begin

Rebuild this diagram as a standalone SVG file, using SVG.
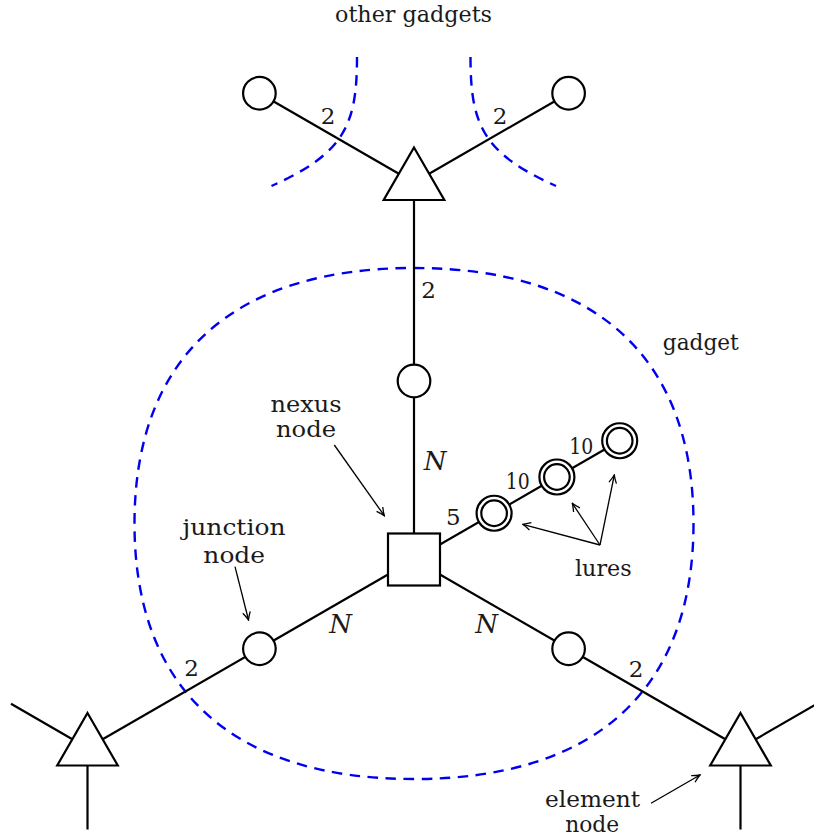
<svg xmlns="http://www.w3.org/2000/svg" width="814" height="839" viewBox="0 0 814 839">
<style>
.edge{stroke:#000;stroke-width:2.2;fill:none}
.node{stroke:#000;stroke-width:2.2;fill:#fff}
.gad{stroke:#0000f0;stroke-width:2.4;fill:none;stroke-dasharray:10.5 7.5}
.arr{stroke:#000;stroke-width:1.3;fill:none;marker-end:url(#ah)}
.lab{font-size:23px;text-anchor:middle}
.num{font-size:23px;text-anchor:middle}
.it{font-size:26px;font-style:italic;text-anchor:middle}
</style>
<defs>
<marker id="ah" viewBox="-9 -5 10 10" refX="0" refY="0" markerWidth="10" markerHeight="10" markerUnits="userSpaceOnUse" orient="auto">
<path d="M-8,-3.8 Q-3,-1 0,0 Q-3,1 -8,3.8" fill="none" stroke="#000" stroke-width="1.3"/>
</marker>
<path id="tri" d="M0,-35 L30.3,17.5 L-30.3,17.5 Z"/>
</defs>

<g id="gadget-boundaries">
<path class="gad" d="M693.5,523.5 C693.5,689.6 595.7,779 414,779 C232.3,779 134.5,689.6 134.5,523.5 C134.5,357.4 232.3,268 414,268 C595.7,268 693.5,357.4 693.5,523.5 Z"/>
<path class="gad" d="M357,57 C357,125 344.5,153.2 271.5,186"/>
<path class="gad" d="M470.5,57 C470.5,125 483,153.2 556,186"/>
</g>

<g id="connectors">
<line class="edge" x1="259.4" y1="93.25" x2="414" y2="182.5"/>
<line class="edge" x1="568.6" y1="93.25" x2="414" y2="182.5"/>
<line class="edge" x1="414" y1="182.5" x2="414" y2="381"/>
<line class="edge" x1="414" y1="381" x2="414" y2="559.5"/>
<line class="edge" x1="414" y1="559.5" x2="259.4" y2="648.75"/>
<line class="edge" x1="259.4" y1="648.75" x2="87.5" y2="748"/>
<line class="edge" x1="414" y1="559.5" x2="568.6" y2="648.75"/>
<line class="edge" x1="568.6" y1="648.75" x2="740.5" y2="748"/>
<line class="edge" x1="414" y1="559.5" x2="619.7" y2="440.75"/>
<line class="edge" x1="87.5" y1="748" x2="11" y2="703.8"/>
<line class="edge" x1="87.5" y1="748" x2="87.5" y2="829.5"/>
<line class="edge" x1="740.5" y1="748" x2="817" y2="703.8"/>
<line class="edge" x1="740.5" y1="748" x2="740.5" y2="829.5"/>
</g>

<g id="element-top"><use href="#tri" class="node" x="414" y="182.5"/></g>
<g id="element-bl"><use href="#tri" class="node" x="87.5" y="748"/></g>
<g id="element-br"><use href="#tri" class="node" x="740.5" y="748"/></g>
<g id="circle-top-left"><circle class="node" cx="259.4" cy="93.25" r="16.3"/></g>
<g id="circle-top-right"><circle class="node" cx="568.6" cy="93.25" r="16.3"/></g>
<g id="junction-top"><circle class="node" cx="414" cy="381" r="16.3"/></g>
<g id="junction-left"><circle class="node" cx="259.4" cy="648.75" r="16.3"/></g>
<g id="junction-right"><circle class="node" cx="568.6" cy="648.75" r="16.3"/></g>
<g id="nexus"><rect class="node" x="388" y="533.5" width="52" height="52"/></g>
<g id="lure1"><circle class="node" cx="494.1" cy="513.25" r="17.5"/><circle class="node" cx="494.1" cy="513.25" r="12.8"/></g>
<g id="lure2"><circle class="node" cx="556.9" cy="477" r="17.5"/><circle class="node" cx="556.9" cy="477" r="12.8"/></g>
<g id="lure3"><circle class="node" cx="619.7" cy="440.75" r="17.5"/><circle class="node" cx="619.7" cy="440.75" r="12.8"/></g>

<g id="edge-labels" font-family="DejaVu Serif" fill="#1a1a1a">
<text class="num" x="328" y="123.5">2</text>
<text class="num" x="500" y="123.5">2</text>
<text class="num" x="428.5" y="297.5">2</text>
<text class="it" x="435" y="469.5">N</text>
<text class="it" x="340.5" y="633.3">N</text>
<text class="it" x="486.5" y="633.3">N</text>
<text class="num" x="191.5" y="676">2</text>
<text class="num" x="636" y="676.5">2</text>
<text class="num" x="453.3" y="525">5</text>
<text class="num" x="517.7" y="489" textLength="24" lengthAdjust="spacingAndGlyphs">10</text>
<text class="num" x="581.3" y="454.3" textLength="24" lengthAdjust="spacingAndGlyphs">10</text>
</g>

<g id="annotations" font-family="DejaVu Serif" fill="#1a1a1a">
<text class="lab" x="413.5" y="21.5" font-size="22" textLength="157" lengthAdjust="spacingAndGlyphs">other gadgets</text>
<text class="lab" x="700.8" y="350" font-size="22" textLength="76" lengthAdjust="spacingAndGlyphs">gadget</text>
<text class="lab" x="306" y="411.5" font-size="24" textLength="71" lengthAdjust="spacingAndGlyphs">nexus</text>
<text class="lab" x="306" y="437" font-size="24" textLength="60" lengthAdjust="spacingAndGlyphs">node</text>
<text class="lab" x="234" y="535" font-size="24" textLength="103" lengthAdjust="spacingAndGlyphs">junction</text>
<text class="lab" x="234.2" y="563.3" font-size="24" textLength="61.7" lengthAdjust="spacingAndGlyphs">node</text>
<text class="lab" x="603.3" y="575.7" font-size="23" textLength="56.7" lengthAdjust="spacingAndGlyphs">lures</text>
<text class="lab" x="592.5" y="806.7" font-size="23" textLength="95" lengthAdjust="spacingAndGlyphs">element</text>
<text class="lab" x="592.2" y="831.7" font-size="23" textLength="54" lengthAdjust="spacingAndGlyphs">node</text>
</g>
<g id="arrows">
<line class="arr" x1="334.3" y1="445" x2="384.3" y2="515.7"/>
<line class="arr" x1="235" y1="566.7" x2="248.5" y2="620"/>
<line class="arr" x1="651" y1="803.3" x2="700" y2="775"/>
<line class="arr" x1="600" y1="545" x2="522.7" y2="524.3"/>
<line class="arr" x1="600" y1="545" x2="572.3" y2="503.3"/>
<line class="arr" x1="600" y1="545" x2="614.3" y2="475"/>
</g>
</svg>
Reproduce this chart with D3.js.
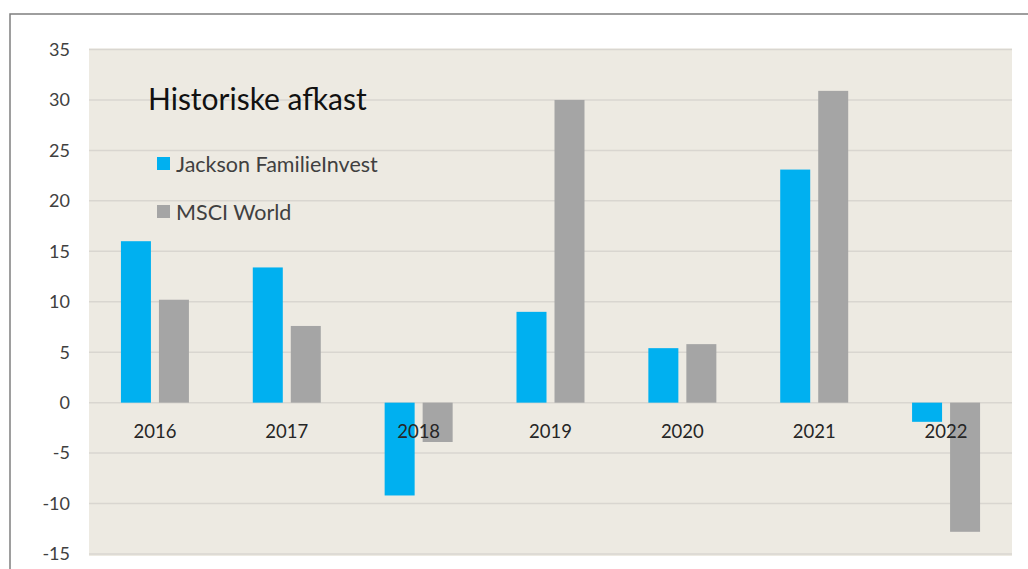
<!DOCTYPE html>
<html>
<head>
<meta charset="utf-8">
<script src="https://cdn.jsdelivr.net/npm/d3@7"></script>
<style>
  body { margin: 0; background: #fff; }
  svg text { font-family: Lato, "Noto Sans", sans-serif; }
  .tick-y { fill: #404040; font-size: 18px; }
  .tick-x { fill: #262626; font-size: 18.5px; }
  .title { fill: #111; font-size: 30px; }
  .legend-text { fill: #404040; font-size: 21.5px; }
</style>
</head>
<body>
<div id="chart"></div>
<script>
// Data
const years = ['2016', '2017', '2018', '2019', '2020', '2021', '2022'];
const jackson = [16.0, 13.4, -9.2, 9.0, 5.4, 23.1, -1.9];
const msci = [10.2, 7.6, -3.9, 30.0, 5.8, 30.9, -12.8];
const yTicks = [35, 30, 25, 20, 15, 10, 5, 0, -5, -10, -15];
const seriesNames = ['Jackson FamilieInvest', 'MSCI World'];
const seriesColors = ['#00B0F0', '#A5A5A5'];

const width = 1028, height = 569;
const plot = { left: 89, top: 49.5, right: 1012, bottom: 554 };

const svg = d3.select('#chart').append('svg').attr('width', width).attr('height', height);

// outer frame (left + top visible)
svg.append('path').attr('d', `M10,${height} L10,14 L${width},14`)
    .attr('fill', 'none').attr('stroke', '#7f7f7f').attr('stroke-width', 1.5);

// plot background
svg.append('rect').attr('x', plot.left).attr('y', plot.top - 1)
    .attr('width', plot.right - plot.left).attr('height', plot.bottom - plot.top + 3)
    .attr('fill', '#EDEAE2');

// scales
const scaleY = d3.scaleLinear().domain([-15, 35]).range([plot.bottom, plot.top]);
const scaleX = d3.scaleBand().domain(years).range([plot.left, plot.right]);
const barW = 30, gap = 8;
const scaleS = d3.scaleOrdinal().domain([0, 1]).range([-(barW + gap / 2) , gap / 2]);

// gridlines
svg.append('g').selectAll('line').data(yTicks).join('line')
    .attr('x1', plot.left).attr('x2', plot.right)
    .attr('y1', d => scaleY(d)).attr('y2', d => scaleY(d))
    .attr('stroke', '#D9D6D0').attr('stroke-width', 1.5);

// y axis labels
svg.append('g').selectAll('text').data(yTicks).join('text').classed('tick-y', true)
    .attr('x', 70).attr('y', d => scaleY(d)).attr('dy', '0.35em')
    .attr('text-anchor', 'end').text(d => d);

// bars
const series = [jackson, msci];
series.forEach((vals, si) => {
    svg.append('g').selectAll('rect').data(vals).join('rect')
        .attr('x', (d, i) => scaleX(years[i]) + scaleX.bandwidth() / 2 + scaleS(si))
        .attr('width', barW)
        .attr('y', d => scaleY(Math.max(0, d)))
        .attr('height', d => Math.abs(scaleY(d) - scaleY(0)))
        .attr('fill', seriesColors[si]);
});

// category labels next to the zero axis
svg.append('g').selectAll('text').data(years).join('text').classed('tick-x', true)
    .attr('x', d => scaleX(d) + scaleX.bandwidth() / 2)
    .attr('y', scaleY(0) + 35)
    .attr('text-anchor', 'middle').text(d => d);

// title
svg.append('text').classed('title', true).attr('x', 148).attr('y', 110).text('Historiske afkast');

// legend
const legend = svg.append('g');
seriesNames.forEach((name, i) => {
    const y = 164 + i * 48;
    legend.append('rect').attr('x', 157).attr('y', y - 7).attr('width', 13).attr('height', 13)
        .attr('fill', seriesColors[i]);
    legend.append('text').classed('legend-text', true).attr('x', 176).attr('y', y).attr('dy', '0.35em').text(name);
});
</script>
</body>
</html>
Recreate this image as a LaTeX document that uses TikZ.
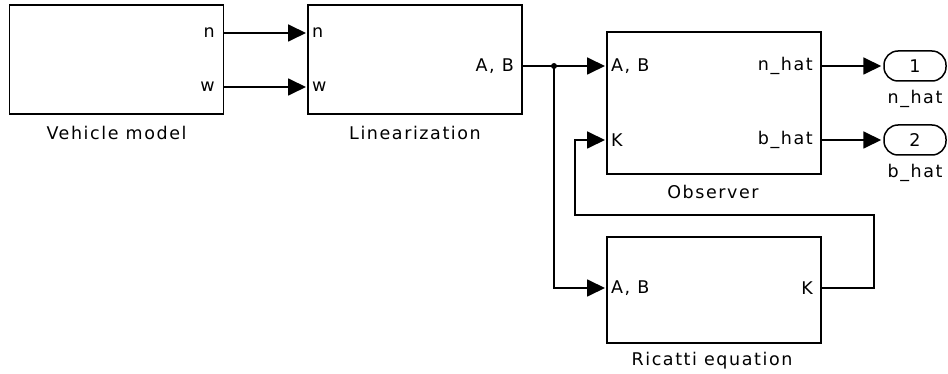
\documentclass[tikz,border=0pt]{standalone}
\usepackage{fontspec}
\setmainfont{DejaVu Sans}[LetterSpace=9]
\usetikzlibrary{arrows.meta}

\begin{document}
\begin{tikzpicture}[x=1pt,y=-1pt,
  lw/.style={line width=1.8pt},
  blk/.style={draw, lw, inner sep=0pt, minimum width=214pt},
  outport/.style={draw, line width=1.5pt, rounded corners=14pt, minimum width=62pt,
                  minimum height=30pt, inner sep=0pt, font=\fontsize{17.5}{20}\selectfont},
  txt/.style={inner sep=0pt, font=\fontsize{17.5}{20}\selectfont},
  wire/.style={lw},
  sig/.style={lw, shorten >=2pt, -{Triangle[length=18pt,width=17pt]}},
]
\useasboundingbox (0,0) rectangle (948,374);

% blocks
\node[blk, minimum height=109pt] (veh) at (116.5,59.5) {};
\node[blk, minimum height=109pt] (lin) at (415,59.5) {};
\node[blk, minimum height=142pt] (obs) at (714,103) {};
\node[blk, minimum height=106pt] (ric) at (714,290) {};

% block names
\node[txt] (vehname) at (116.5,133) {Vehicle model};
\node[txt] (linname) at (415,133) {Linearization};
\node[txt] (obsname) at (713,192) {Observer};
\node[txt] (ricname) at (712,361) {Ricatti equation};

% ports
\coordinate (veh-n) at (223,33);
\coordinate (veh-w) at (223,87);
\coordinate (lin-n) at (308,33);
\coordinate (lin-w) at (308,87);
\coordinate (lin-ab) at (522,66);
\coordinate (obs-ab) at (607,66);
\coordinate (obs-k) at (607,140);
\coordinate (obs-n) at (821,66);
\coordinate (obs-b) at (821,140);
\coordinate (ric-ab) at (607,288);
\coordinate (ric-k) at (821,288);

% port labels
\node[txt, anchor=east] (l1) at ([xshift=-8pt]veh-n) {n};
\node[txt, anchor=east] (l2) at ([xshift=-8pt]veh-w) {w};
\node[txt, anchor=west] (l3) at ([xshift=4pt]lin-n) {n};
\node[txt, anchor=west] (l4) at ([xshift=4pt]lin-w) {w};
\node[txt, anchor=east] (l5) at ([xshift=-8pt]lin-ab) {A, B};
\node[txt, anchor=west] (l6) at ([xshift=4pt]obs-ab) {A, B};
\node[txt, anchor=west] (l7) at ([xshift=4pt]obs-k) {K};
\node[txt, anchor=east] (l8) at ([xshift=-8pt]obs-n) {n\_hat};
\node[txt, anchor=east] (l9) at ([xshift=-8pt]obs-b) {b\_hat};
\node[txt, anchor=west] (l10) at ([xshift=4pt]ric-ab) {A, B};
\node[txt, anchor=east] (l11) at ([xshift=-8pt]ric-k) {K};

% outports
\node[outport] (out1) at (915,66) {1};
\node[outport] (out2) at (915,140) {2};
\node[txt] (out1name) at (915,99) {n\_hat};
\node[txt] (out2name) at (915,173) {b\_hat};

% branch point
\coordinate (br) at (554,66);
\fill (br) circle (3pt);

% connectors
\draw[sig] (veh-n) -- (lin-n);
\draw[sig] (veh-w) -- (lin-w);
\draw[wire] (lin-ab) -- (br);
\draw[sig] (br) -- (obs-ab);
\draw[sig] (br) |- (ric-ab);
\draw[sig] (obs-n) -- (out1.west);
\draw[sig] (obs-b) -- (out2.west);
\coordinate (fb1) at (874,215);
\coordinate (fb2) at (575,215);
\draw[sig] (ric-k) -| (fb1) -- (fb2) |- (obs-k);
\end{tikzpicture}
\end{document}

end

Retype only the lines above from the one with "Reproduce this chart with D3.js." through the one with "const scaleS = d3.scaleOrdinal().domain([0, 1]).range([-(barW", exactly and with both ends. Images stay out.

▸ THE RESPONSE:
Reproduce this chart with D3.js.
<!DOCTYPE html>
<html>
<head>
<meta charset="utf-8">
<script src="https://cdn.jsdelivr.net/npm/d3@7"></script>
<style>
  body { margin: 0; background: #fff; }
  svg text { font-family: Lato, "Noto Sans", sans-serif; }
  .tick-y { fill: #404040; font-size: 18px; }
  .tick-x { fill: #262626; font-size: 18.5px; }
  .title { fill: #111; font-size: 30px; }
  .legend-text { fill: #404040; font-size: 21.5px; }
</style>
</head>
<body>
<div id="chart"></div>
<script>
// Data
const years = ['2016', '2017', '2018', '2019', '2020', '2021', '2022'];
const jackson = [16.0, 13.4, -9.2, 9.0, 5.4, 23.1, -1.9];
const msci = [10.2, 7.6, -3.9, 30.0, 5.8, 30.9, -12.8];
const yTicks = [35, 30, 25, 20, 15, 10, 5, 0, -5, -10, -15];
const seriesNames = ['Jackson FamilieInvest', 'MSCI World'];
const seriesColors = ['#00B0F0', '#A5A5A5'];

const width = 1028, height = 569;
const plot = { left: 89, top: 49.5, right: 1012, bottom: 554 };

const svg = d3.select('#chart').append('svg').attr('width', width).attr('height', height);

// outer frame (left + top visible)
svg.append('path').attr('d', `M10,${height} L10,14 L${width},14`)
    .attr('fill', 'none').attr('stroke', '#7f7f7f').attr('stroke-width', 1.5);

// plot background
svg.append('rect').attr('x', plot.left).attr('y', plot.top - 1)
    .attr('width', plot.right - plot.left).attr('height', plot.bottom - plot.top + 3)
    .attr('fill', '#EDEAE2');

// scales
const scaleY = d3.scaleLinear().domain([-15, 35]).range([plot.bottom, plot.top]);
const scaleX = d3.scaleBand().domain(years).range([plot.left, plot.right]);
const barW = 30, gap = 8;
const scaleS = d3.scaleOrdinal().domain([0, 1]).range([-(barW + gap / 2) , gap / 2]);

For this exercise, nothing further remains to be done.